- **Requirement**: Retype all of the listing exactly, passing over any picture you find.

━━━ Data

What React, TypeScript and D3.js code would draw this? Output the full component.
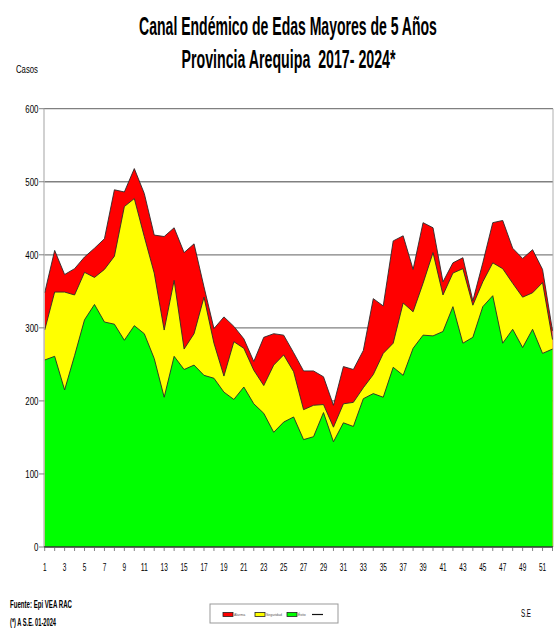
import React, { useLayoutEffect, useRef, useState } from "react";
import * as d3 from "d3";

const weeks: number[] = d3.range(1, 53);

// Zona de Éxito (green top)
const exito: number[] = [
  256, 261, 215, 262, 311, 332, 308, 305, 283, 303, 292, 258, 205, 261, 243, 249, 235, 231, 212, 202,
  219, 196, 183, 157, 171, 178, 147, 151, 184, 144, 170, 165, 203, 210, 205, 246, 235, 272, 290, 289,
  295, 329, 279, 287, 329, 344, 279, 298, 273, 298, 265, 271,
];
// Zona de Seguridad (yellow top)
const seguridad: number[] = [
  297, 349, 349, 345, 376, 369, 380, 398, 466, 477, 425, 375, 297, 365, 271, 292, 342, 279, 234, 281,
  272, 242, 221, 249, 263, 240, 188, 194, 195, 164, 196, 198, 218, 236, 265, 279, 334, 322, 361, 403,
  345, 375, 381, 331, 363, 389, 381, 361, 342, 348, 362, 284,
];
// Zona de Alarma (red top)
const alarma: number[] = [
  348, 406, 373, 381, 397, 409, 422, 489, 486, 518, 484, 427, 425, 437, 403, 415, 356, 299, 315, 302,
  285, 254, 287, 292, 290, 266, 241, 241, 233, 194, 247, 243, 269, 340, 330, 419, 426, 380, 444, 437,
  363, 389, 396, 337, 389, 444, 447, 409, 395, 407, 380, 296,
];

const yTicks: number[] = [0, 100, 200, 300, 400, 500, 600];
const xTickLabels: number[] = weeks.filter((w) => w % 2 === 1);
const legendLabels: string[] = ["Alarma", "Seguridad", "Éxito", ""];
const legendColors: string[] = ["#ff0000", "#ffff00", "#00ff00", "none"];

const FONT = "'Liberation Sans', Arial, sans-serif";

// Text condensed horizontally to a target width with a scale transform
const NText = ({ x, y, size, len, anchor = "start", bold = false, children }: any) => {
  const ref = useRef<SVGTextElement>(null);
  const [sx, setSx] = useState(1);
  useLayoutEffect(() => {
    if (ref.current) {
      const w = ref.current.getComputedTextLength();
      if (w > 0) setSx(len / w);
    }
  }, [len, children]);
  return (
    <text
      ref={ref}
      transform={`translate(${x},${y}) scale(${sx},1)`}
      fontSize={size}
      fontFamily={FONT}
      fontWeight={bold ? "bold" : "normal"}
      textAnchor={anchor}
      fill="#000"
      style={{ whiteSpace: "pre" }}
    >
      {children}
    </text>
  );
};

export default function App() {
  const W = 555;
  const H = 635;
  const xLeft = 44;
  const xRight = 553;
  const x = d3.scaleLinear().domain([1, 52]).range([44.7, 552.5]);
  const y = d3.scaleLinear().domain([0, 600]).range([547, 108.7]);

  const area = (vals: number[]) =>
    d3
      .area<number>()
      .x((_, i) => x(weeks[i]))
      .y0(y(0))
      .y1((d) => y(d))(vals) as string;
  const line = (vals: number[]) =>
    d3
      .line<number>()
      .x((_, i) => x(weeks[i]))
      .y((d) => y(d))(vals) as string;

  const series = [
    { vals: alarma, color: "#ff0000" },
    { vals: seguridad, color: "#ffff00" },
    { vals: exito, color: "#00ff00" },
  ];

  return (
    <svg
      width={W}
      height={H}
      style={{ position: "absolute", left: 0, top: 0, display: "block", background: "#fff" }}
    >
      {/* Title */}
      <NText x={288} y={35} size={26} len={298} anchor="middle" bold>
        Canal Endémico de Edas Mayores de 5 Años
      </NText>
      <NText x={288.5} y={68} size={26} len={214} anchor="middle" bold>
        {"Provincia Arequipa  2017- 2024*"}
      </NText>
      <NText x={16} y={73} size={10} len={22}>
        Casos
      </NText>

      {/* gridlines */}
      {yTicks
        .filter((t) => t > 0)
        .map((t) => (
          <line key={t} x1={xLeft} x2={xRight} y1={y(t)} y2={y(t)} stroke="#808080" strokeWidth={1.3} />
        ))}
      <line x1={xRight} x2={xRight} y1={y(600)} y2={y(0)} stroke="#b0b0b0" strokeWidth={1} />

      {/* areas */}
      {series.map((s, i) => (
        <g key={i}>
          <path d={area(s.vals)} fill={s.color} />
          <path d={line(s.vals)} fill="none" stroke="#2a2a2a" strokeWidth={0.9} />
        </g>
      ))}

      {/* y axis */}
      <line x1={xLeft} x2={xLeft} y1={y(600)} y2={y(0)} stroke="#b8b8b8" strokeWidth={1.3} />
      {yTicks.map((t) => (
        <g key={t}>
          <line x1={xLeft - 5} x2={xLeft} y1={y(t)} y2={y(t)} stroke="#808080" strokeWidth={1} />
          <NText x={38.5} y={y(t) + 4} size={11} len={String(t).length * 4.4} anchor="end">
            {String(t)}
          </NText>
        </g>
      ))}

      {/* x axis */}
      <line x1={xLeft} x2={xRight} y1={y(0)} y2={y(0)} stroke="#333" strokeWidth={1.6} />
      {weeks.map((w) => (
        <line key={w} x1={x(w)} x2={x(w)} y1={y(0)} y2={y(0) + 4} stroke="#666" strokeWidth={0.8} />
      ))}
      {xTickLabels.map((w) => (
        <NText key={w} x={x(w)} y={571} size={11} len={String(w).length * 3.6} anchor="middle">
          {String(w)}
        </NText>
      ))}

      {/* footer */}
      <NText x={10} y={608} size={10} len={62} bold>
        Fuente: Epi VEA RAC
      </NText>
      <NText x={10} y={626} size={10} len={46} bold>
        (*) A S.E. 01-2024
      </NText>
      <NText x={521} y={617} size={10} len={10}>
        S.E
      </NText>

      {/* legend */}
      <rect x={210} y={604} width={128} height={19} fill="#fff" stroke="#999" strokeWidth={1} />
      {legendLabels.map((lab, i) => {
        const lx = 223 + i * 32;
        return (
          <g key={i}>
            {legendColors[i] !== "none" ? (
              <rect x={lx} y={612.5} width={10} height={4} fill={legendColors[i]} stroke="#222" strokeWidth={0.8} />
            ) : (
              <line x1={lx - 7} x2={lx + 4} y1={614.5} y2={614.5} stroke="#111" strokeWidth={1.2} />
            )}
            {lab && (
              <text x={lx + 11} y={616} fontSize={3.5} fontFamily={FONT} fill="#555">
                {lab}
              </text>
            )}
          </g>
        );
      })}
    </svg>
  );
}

━━━━━━

- **Response to the exercise**:
What React, TypeScript and D3.js code would draw this? Output the full component.
import React, { useLayoutEffect, useRef, useState } from "react";
import * as d3 from "d3";

const weeks: number[] = d3.range(1, 53);

// Zona de Éxito (green top)
const exito: number[] = [
  256, 261, 215, 262, 311, 332, 308, 305, 283, 303, 292, 258, 205, 261, 243, 249, 235, 231, 212, 202,
  219, 196, 183, 157, 171, 178, 147, 151, 184, 144, 170, 165, 203, 210, 205, 246, 235, 272, 290, 289,
  295, 329, 279, 287, 329, 344, 279, 298, 273, 298, 265, 271,
];
// Zona de Seguridad (yellow top)
const seguridad: number[] = [
  297, 349, 349, 345, 376, 369, 380, 398, 466, 477, 425, 375, 297, 365, 271, 292, 342, 279, 234, 281,
  272, 242, 221, 249, 263, 240, 188, 194, 195, 164, 196, 198, 218, 236, 265, 279, 334, 322, 361, 403,
  345, 375, 381, 331, 363, 389, 381, 361, 342, 348, 362, 284,
];
// Zona de Alarma (red top)
const alarma: number[] = [
  348, 406, 373, 381, 397, 409, 422, 489, 486, 518, 484, 427, 425, 437, 403, 415, 356, 299, 315, 302,
  285, 254, 287, 292, 290, 266, 241, 241, 233, 194, 247, 243, 269, 340, 330, 419, 426, 380, 444, 437,
  363, 389, 396, 337, 389, 444, 447, 409, 395, 407, 380, 296,
];

const yTicks: number[] = [0, 100, 200, 300, 400, 500, 600];
const xTickLabels: number[] = weeks.filter((w) => w % 2 === 1);
const legendLabels: string[] = ["Alarma", "Seguridad", "Éxito", ""];
const legendColors: string[] = ["#ff0000", "#ffff00", "#00ff00", "none"];

const FONT = "'Liberation Sans', Arial, sans-serif";

// Text condensed horizontally to a target width with a scale transform
const NText = ({ x, y, size, len, anchor = "start", bold = false, children }: any) => {
  const ref = useRef<SVGTextElement>(null);
  const [sx, setSx] = useState(1);
  useLayoutEffect(() => {
    if (ref.current) {
      const w = ref.current.getComputedTextLength();
      if (w > 0) setSx(len / w);
    }
  }, [len, children]);
  return (
    <text
      ref={ref}
      transform={`translate(${x},${y}) scale(${sx},1)`}
      fontSize={size}
      fontFamily={FONT}
      fontWeight={bold ? "bold" : "normal"}
      textAnchor={anchor}
      fill="#000"
      style={{ whiteSpace: "pre" }}
    >
      {children}
    </text>
  );
};

export default function App() {
  const W = 555;
  const H = 635;
  const xLeft = 44;
  const xRight = 553;
  const x = d3.scaleLinear().domain([1, 52]).range([44.7, 552.5]);
  const y = d3.scaleLinear().domain([0, 600]).range([547, 108.7]);

  const area = (vals: number[]) =>
    d3
      .area<number>()
      .x((_, i) => x(weeks[i]))
      .y0(y(0))
      .y1((d) => y(d))(vals) as string;
  const line = (vals: number[]) =>
    d3
      .line<number>()
      .x((_, i) => x(weeks[i]))
      .y((d) => y(d))(vals) as string;

  const series = [
    { vals: alarma, color: "#ff0000" },
    { vals: seguridad, color: "#ffff00" },
    { vals: exito, color: "#00ff00" },
  ];

  return (
    <svg
      width={W}
      height={H}
      style={{ position: "absolute", left: 0, top: 0, display: "block", background: "#fff" }}
    >
      {/* Title */}
      <NText x={288} y={35} size={26} len={298} anchor="middle" bold>
        Canal Endémico de Edas Mayores de 5 Años
      </NText>
      <NText x={288.5} y={68} size={26} len={214} anchor="middle" bold>
        {"Provincia Arequipa  2017- 2024*"}
      </NText>
      <NText x={16} y={73} size={10} len={22}>
        Casos
      </NText>

      {/* gridlines */}
      {yTicks
        .filter((t) => t > 0)
        .map((t) => (
          <line key={t} x1={xLeft} x2={xRight} y1={y(t)} y2={y(t)} stroke="#808080" strokeWidth={1.3} />
        ))}
      <line x1={xRight} x2={xRight} y1={y(600)} y2={y(0)} stroke="#b0b0b0" strokeWidth={1} />

      {/* areas */}
      {series.map((s, i) => (
        <g key={i}>
          <path d={area(s.vals)} fill={s.color} />
          <path d={line(s.vals)} fill="none" stroke="#2a2a2a" strokeWidth={0.9} />
        </g>
      ))}

      {/* y axis */}
      <line x1={xLeft} x2={xLeft} y1={y(600)} y2={y(0)} stroke="#b8b8b8" strokeWidth={1.3} />
      {yTicks.map((t) => (
        <g key={t}>
          <line x1={xLeft - 5} x2={xLeft} y1={y(t)} y2={y(t)} stroke="#808080" strokeWidth={1} />
          <NText x={38.5} y={y(t) + 4} size={11} len={String(t).length * 4.4} anchor="end">
            {String(t)}
          </NText>
        </g>
      ))}

      {/* x axis */}
      <line x1={xLeft} x2={xRight} y1={y(0)} y2={y(0)} stroke="#333" strokeWidth={1.6} />
      {weeks.map((w) => (
        <line key={w} x1={x(w)} x2={x(w)} y1={y(0)} y2={y(0) + 4} stroke="#666" strokeWidth={0.8} />
      ))}
      {xTickLabels.map((w) => (
        <NText key={w} x={x(w)} y={571} size={11} len={String(w).length * 3.6} anchor="middle">
          {String(w)}
        </NText>
      ))}

      {/* footer */}
      <NText x={10} y={608} size={10} len={62} bold>
        Fuente: Epi VEA RAC
      </NText>
      <NText x={10} y={626} size={10} len={46} bold>
        (*) A S.E. 01-2024
      </NText>
      <NText x={521} y={617} size={10} len={10}>
        S.E
      </NText>

      {/* legend */}
      <rect x={210} y={604} width={128} height={19} fill="#fff" stroke="#999" strokeWidth={1} />
      {legendLabels.map((lab, i) => {
        const lx = 223 + i * 32;
        return (
          <g key={i}>
            {legendColors[i] !== "none" ? (
              <rect x={lx} y={612.5} width={10} height={4} fill={legendColors[i]} stroke="#222" strokeWidth={0.8} />
            ) : (
              <line x1={lx - 7} x2={lx + 4} y1={614.5} y2={614.5} stroke="#111" strokeWidth={1.2} />
            )}
            {lab && (
              <text x={lx + 11} y={616} fontSize={3.5} fontFamily={FONT} fill="#555">
                {lab}
              </text>
            )}
          </g>
        );
      })}
    </svg>
  );
}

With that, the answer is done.